Figure scripts
(begin)
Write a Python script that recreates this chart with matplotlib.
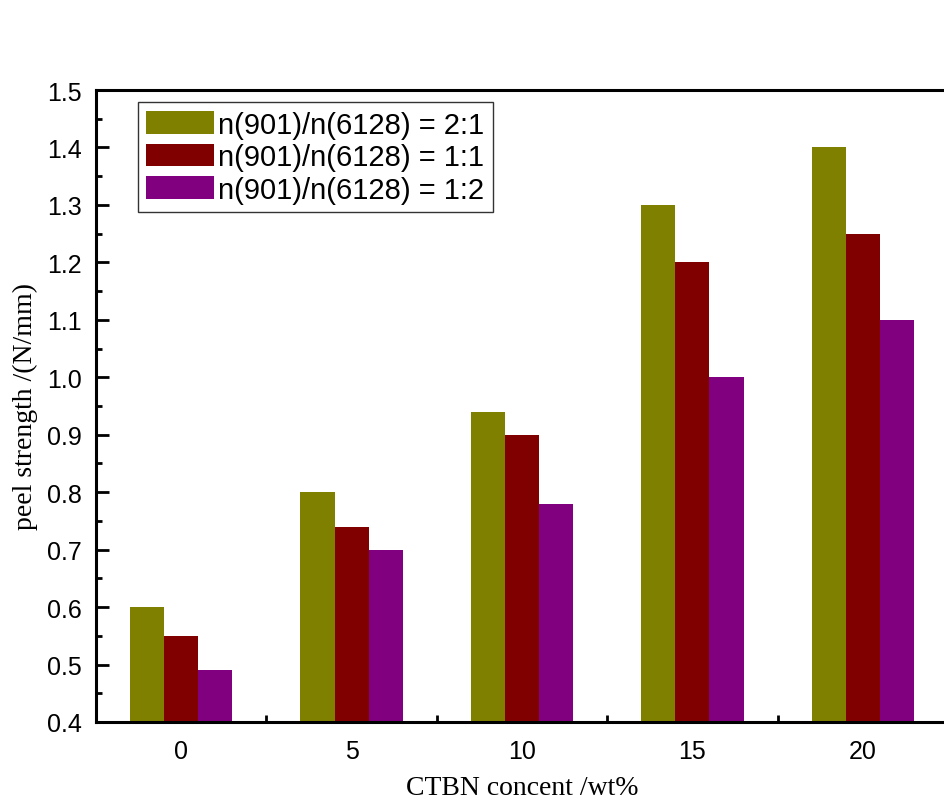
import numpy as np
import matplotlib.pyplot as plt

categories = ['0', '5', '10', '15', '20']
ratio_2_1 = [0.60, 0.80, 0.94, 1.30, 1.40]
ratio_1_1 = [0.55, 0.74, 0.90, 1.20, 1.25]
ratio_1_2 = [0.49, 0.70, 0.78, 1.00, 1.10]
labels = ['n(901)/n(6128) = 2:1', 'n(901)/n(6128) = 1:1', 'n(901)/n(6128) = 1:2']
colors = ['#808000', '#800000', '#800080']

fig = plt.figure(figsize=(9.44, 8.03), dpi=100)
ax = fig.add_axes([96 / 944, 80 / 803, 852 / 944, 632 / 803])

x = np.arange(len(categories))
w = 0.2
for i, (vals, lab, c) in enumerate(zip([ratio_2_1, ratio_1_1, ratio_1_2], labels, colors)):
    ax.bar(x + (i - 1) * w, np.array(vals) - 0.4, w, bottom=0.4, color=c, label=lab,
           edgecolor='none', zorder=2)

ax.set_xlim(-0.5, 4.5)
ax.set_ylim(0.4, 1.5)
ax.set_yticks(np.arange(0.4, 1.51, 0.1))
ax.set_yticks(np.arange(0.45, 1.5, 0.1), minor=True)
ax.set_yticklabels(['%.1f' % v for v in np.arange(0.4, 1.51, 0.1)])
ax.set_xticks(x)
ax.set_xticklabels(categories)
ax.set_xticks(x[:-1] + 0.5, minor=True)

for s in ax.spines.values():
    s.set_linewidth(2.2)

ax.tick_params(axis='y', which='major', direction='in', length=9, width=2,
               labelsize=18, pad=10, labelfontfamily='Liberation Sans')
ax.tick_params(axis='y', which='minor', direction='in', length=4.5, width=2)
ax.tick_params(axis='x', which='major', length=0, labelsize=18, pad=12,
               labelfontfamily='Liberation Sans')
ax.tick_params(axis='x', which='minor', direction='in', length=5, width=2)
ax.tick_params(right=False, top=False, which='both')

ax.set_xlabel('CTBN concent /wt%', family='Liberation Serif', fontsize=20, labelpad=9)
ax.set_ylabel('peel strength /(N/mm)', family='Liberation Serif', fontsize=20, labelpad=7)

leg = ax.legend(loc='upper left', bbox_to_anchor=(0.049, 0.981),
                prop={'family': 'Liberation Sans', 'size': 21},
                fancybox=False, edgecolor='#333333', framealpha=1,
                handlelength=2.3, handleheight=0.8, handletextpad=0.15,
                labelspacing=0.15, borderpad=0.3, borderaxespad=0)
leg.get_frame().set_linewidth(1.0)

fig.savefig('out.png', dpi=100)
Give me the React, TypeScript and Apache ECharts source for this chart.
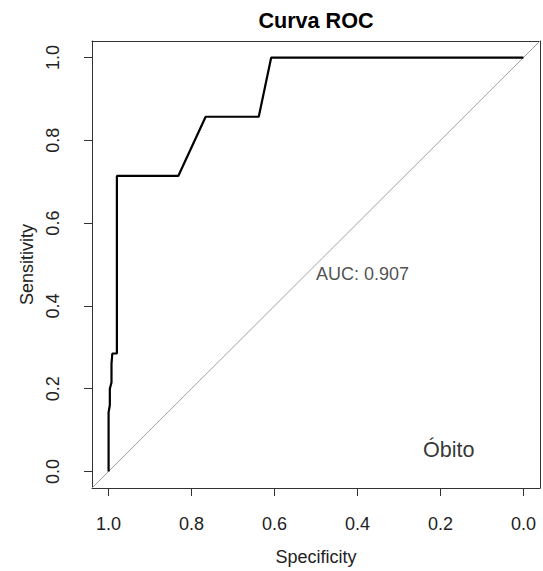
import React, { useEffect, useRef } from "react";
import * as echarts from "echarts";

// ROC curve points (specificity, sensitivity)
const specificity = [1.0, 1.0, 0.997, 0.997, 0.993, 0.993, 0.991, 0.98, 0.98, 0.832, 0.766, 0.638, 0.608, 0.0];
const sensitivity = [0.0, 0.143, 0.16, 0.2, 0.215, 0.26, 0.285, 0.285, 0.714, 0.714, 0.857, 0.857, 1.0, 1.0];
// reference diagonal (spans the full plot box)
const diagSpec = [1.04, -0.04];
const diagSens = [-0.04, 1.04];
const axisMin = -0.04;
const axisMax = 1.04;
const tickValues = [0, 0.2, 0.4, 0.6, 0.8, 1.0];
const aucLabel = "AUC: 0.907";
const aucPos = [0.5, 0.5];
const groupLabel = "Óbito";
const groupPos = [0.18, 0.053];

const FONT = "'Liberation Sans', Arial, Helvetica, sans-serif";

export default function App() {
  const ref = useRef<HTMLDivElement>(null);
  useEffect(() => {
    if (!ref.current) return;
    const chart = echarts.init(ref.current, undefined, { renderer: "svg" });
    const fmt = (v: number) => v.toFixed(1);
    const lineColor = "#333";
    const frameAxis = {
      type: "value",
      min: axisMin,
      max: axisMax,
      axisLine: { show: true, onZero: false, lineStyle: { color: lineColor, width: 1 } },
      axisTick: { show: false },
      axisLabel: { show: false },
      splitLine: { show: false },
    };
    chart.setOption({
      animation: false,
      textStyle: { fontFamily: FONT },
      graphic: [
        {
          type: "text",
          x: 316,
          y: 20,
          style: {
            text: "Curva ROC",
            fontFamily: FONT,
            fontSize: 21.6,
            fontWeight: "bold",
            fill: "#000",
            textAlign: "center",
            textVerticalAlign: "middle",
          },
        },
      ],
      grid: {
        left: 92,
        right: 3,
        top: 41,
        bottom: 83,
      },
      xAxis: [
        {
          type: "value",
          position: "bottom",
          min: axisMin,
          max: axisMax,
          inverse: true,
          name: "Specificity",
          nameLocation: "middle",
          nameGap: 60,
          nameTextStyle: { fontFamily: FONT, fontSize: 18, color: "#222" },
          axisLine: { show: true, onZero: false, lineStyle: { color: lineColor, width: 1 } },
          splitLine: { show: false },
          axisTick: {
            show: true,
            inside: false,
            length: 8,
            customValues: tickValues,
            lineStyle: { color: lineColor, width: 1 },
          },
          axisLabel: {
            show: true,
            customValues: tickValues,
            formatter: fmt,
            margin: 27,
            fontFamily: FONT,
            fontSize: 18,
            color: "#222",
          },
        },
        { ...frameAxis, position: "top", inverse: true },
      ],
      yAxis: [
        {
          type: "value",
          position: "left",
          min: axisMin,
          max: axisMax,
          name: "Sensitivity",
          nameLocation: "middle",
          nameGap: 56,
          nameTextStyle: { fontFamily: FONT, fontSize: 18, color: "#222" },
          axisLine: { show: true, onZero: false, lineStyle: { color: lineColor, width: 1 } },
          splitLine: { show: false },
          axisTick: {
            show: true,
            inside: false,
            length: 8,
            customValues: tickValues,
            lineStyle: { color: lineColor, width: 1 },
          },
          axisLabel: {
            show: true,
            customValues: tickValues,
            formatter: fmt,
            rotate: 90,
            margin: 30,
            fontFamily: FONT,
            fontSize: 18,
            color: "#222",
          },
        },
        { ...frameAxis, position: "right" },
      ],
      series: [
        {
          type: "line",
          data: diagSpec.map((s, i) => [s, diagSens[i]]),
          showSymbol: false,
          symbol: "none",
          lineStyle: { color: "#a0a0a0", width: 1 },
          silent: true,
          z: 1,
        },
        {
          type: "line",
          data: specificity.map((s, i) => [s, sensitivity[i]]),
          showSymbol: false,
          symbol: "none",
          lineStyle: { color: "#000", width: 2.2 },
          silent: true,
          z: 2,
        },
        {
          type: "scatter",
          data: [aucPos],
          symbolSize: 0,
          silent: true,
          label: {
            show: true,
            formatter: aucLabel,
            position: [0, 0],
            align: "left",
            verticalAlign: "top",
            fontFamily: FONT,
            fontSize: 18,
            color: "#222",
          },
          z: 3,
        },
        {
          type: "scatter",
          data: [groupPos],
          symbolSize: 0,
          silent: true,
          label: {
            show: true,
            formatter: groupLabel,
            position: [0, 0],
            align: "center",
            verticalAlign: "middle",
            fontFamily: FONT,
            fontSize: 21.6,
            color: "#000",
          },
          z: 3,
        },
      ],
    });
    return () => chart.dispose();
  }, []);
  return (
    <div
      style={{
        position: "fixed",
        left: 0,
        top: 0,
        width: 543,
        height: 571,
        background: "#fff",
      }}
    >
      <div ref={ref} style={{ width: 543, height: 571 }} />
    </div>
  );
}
(end)
# Direction
Look at the listing and set down only the lines from its start through the line with "edgecolor='none', zorder=2)", word for word and without pictures.

# Solution for this exercise
Write a Python script that recreates this chart with matplotlib.
import numpy as np
import matplotlib.pyplot as plt

categories = ['0', '5', '10', '15', '20']
ratio_2_1 = [0.60, 0.80, 0.94, 1.30, 1.40]
ratio_1_1 = [0.55, 0.74, 0.90, 1.20, 1.25]
ratio_1_2 = [0.49, 0.70, 0.78, 1.00, 1.10]
labels = ['n(901)/n(6128) = 2:1', 'n(901)/n(6128) = 1:1', 'n(901)/n(6128) = 1:2']
colors = ['#808000', '#800000', '#800080']

fig = plt.figure(figsize=(9.44, 8.03), dpi=100)
ax = fig.add_axes([96 / 944, 80 / 803, 852 / 944, 632 / 803])

x = np.arange(len(categories))
w = 0.2
for i, (vals, lab, c) in enumerate(zip([ratio_2_1, ratio_1_1, ratio_1_2], labels, colors)):
    ax.bar(x + (i - 1) * w, np.array(vals) - 0.4, w, bottom=0.4, color=c, label=lab,
           edgecolor='none', zorder=2)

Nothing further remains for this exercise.